Not much, I’d guess—or at least not much in a pure test of political strength with Donald Trump, especially where defeat for the president would mean being humiliated by his own party on his biggest (i.e. only) legislative priority. If the grassroots right cared about spending on the merits, Elon would stand a chance. But it doesn’t, as I explained earlier, so a prolonged Trump-Musk standoff would boil down to what every right-wing “policy” disagreement eventually boils down to now: Are you on the president’s side or the enemy’s?
If Elon were to beat the odds and win that standoff, it might alter the trajectory of the GOP. He’d become the first and only person to have challenged Trump from the right and won, a feat that heir apparent J.D. Vance could never manage. Musk’s political strength would be greater than ever and the long-term prospects of populist welfare-state-ism advancing on the right would be in doubt.
But even if Elon loses, as everyone expects, he’ll end up more powerful than he was before. There’s no shame in losing a test of strength with Trump on the right, after all, and meanwhile he’ll have reminded congressional Republicans in a stark way that he’s prepared to ride herd on them after the president finally leaves politics.
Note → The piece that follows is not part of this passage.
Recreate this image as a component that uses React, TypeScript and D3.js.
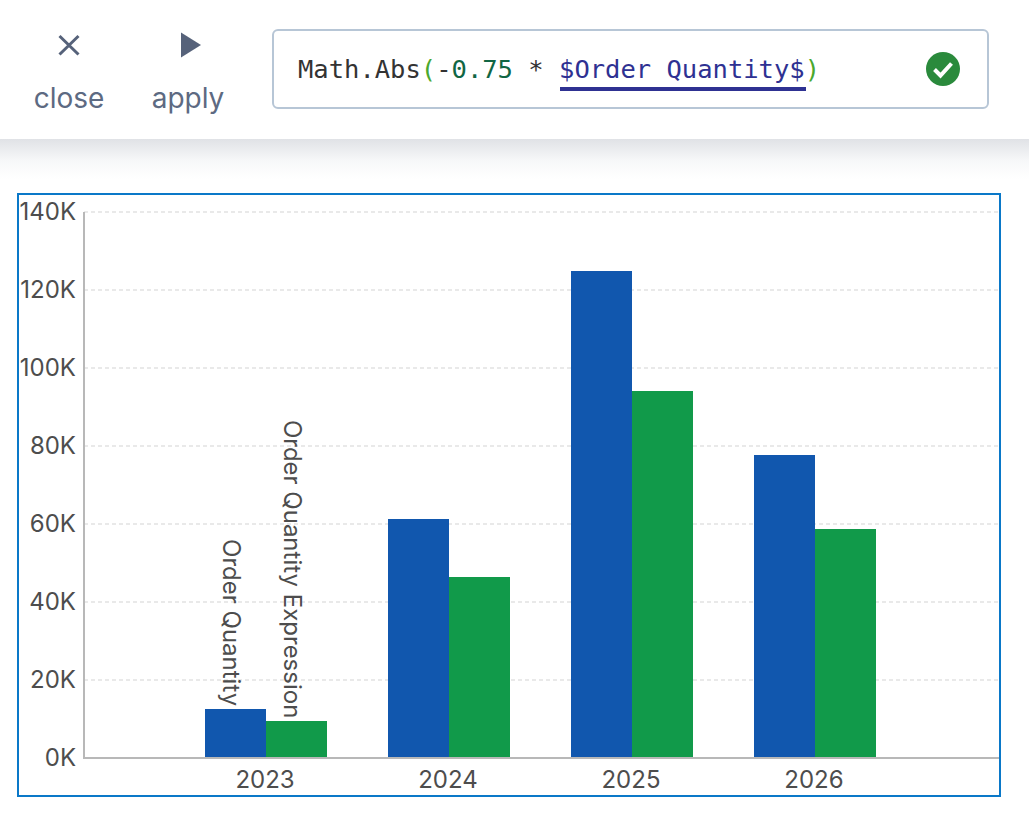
import React, { useEffect, useRef } from 'react'
import * as d3 from 'd3'

const years = ['2023', '2024', '2025', '2026']
const seriesNames = ['Order Quantity', 'Order Quantity Expression']
const orderQuantity = [12500, 61300, 124900, 77700]
const orderQuantityExpression = [9400, 46400, 94100, 58700]
const yTicks = [0, 20000, 40000, 60000, 80000, 100000, 120000, 140000]
const seriesColors = ['#1157ae', '#119a4a']

const uiFont = 'Inter, "Noto Sans", sans-serif'
const mono = '"DejaVu Sans Mono", monospace'

const codeParts = [
  { text: 'Math.Abs', fill: '#333333' },
  { text: '(', fill: '#4aa82e' },
  { text: '-', fill: '#333333' },
  { text: '0.75', fill: '#116644' },
  { text: ' * ', fill: '#333333' },
  { text: '$Order Quantity$', fill: '#2e3192' },
  { text: ')', fill: '#4aa82e' },
]

export default function App() {
  const svgRef = useRef<SVGSVGElement>(null)

  useEffect(() => {
    if (!svgRef.current) return
    const svg = d3.select(svgRef.current)
    svg.selectAll('*').remove()

    const width = 1029
    const height = 825

    const defs = svg.append('defs')
    const shadow = defs
      .append('linearGradient')
      .attr('id', 'toolbarShadow')
      .attr('x1', 0)
      .attr('y1', 0)
      .attr('x2', 0)
      .attr('y2', 1)
    shadow.append('stop').attr('offset', 0).attr('stop-color', '#e0e2e6')
    shadow.append('stop').attr('offset', 0.55).attr('stop-color', '#f7f8f9')
    shadow.append('stop').attr('offset', 1).attr('stop-color', '#ffffff')

    svg.append('rect').attr('width', width).attr('height', height).attr('fill', '#ffffff')
    svg.append('rect').attr('y', 139).attr('width', width).attr('height', 40).attr('fill', 'url(#toolbarShadow)')

    // toolbar buttons
    svg
      .append('path')
      .attr('d', 'M59.5 36 L78.5 54.5 M78.5 36 L59.5 54.5')
      .attr('stroke', '#56627a')
      .attr('stroke-width', 3)
      .attr('fill', 'none')
    svg.append('path').attr('d', 'M181 32.5 L201 45 L181 57.5 Z').attr('fill', '#56627a')

    svg
      .selectAll('text.btn')
      .data([
        { label: 'close', x: 69 },
        { label: 'apply', x: 188 },
      ])
      .join('text')
      .attr('class', 'btn')
      .attr('x', (d) => d.x)
      .attr('y', 108)
      .attr('text-anchor', 'middle')
      .style('font-family', uiFont)
      .style('font-size', '28px')
      .style('fill', '#5d6a82')
      .text((d) => d.label)

    // expression box
    svg
      .append('rect')
      .attr('x', 273)
      .attr('y', 30)
      .attr('width', 715)
      .attr('height', 78)
      .attr('rx', 5)
      .attr('fill', '#ffffff')
      .attr('stroke', '#b7c6d6')
      .attr('stroke-width', 2)

    const code = svg
      .append('text')
      .attr('x', 298)
      .attr('y', 78)
      .attr('xml:space', 'preserve')
      .style('white-space', 'pre')
      .style('font-family', mono)
      .style('font-size', '25.5px')
    code
      .selectAll('tspan')
      .data(codeParts)
      .join('tspan')
      .attr('fill', (d) => d.fill)
      .text((d) => d.text)

    svg.append('rect').attr('x', 560).attr('y', 87).attr('width', 246).attr('height', 4).attr('fill', '#2e3192')

    svg.append('circle').attr('cx', 943).attr('cy', 69).attr('r', 17).attr('fill', '#2a8a3c')
    svg
      .append('path')
      .attr('d', 'M934.5 69.5 L940.5 75.5 L951.5 63.5')
      .attr('stroke', '#ffffff')
      .attr('stroke-width', 4)
      .attr('fill', 'none')

    // chart frame
    svg
      .append('rect')
      .attr('x', 18)
      .attr('y', 194)
      .attr('width', 982)
      .attr('height', 602)
      .attr('fill', '#ffffff')
      .attr('stroke', '#0a78c8')
      .attr('stroke-width', 2)

    const x0 = d3
      .scaleBand<string>()
      .domain(years)
      .range([174, 906])
      .paddingInner(1 / 3)
      .paddingOuter(1 / 6)
    const x1 = d3.scaleBand<string>().domain(seriesNames).range([0, x0.bandwidth()])
    const y = d3.scaleLinear().domain([0, 140000]).range([758, 212])

    // grid
    svg
      .append('g')
      .selectAll('line')
      .data(yTicks.slice(1))
      .join('line')
      .attr('x1', 84)
      .attr('x2', 999)
      .attr('y1', (d) => y(d))
      .attr('y2', (d) => y(d))
      .attr('stroke', '#e2e2e2')
      .attr('stroke-width', 1.5)
      .attr('stroke-dasharray', '4 3')

    // bars
    const series = [orderQuantity, orderQuantityExpression]
    series.forEach((values, i) => {
      svg
        .append('g')
        .selectAll('rect')
        .data(values)
        .join('rect')
        .attr('x', (_, j) => Math.round((x0(years[j]) as number) + (x1(seriesNames[i]) as number)))
        .attr('y', (d) => y(d))
        .attr('width', Math.round(x1.bandwidth()))
        .attr('height', (d) => y(0) - y(d))
        .attr('fill', seriesColors[i])
        .attr('shape-rendering', 'crispEdges')
    })

    // axes
    svg.append('line').attr('x1', 84).attr('x2', 84).attr('y1', 212).attr('y2', 759).attr('stroke', '#b8b8b8').attr('stroke-width', 2)
    svg.append('line').attr('x1', 83).attr('x2', 999).attr('y1', 758).attr('y2', 758).attr('stroke', '#b8b8b8').attr('stroke-width', 2)

    svg
      .append('g')
      .selectAll('text')
      .data(yTicks)
      .join('text')
      .attr('x', 76)
      .attr('y', (d) => y(d) + 8)
      .attr('text-anchor', 'end')
      .style('font-family', uiFont)
      .style('font-size', '24px')
      .style('fill', '#4d4d4d')
      .text((d) => `${d / 1000}K`)

    svg
      .append('g')
      .selectAll('text')
      .data(years)
      .join('text')
      .attr('x', (d) => (x0(d) as number) + x0.bandwidth() / 2 - 0.5)
      .attr('y', 788)
      .attr('text-anchor', 'middle')
      .style('font-family', uiFont)
      .style('font-size', '24px')
      .style('fill', '#4d4d4d')
      .text((d) => d)

    // rotated series labels over the first group
    seriesNames.forEach((name, i) => {
      const cx = (x0(years[0]) as number) + (x1(name) as number) + x1.bandwidth() / 2
      svg
        .append('text')
        .attr('transform', `translate(${cx - 12.5},${y(series[i][0]) - 3}) rotate(90)`)
        .attr('text-anchor', 'end')
        .style('font-family', uiFont)
        .style('font-size', '24px')
        .style('fill', '#4d4d4d')
        .text(name)
    })
  }, [])

  return (
    <svg
      ref={svgRef}
      width="1029"
      height="825"
      style={{ position: 'absolute', left: 0, top: 0, display: 'block' }}
    />
  )
}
Once Trump is gone, the biggest private fortune ever assembled by a human being will be available to punish GOPers who resist Musk’s policy priorities. That he dared to challenge Trump at a moment as fraught as this one will show them that he’s not to be trifled with, in fact.
Not bad for a guy who’s supposedly leaving Washington with his “tail between his legs.” The king is dead; long live the king.